Leave your cell phone in your car, hotel room, briefcase, or otherwise away from the interview. If you must take it with you, be sure it’s turned off before you enter the building. Search the web and you’ll find numerous reports of job applicants taking calls or texting during an interview. However, good luck finding a story of such an applicant receiving a job offer. Pulling out your mobile device for any reason during an interview is one of the surest ways to make sure you’ll never work for that company. Worse yet, such blatant behavior will probably spread to the interviewers’ colleagues and industry acquaintances, which could possibly doom your chances of employment elsewhere. This is one mistake you definitely want to avoid at all costs.
Advice for Smokers
If you smoke, live with a smoker, or frequent places where others smoke, you’ll need to take extra precautions prior to the interview. Tobacco smoke is extremely unimpressive and will certainly be noticed by recruiters. Prior to the pilot interview, it’s imperative you have your suit dry-cleaned and stored away from smoky environments. If anyone in your household smokes, leave your interview clothes with a non-smoker prior to departing for the interview. If you’ll be staying in a hotel the night before the big day, insist on being placed on a non-smoking floor.
Whatever you do, do not light up at any time while at the company’s offices, even if on a break or after completing the interview process. While I was in college, a group of my fellow students were invited to a pilot interview with a major airline for internship positions. During a break, several of them went out for a cigarette. This single action led to the airline sending them all home, calling the university, and irately stating that such unprofessional behavior would not be tolerated by its interns. Besides destroying their own chances, these students gave the university a black eye and potentially jeopardized future internship relations with that airline.
Stand Out by Blending In
Overall, remember that you’re applying to become a member of a large team of pilots. As such, you want to demonstrate you’re able to easily integrate into the operation. Many pilots and interviewers recommend wearing dark suits to interviews, as such clothing will resemble the company’s pilot uniforms. From what I’ve seen, there’s a lot of truth to this. Dark suits in classic styles have been a common trend among successful applicants.

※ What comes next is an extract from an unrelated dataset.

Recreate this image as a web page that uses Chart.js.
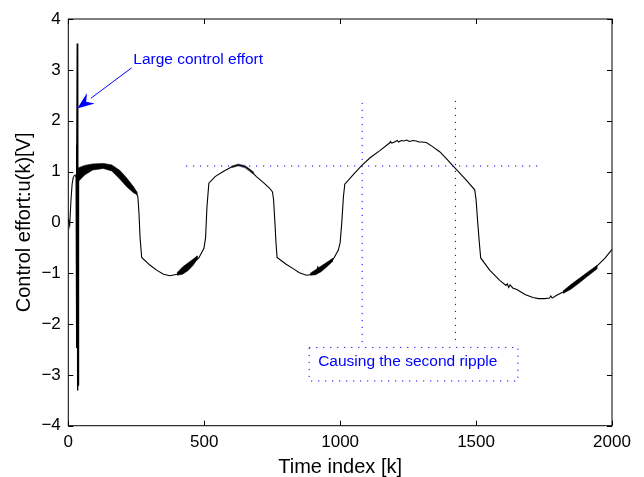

Think about your stereotypical airline pilot. What traits does (s)he possess? How are her/his mannerisms, demeanor, and grooming? What overall impression does this person leave with you? I’m willing to bet your quintessential pro pilot invokes an image of authority and professionalism. Likewise, this is the image you want leave with recruiters. Prepare yourself as you imagine your ideal pilot would do. By viewing yourself as an aviation professional, you increase the chances you’ll leave a similar impression on recruiters at each and every pilot interview throughout your career.